Lawmakers want arsenic removed from chicken feed
The arsenic-related compound roxarsone was approved by the Food and Drug Administration in 1944 as a way of preventing chickens from becoming ill. Opponents of the practice say the chemical is used because it makes chicken flesh appear pinker, and therefore more appealing, on the grocery shelves.
"It is hard to imagine who would be on the other side of this issue," Gansler said. "Who is saying: 'I do want arsenic in my chicken?" Gansler said the chemical is not healthy for human consumption and fouls Maryland's waters when poultry waste filters into rivers and streams.
Gansler said he is also lobbying the FDA to revise their opinion of the feed additive.
Del. Tom Hucker, a Montgomery County Democrat, is sponsoring legislation to ban the chemical and called arsenic "the king of poisons." Hucker said: "This is an issue that makes sense to ten out of ten people." Sen. Paul Pinsky is sponsoring the senate version of the bill.
Eastern Shore representatives disagree. Sen. E.J. Pipkin, a Republican from Caroline, Cecil, Kent and Queen Anne's counties, called the bill another assault on the profitable poultry industry.

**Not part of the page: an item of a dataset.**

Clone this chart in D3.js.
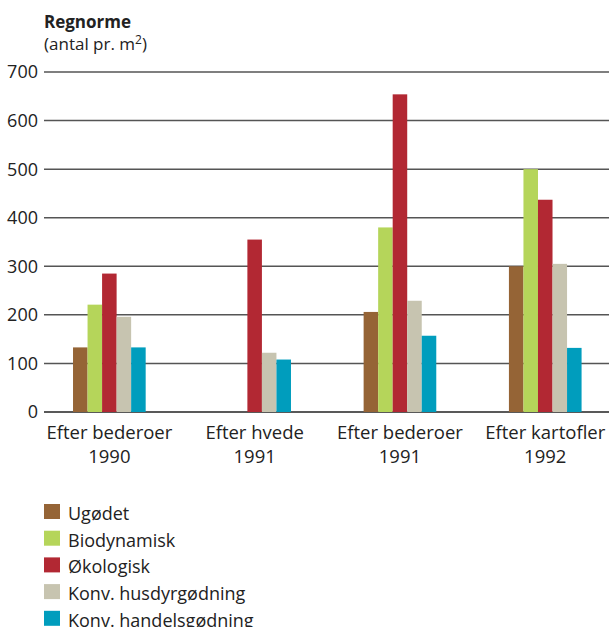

"We seem to be in a mode where the state policy is to drive these guys out of Maryland," Pipkin said.
He says that industry-funded studies support the FDA's contention that the feed additive is safe. "I guess we will have the battle of the scientists," Pipkin said.
Perdue, which employes thousands on the Eastern Shore, is one of several major chicken producing companies that does not use arsenic in feed, according to bill supporters.
** This post was updated after it was published.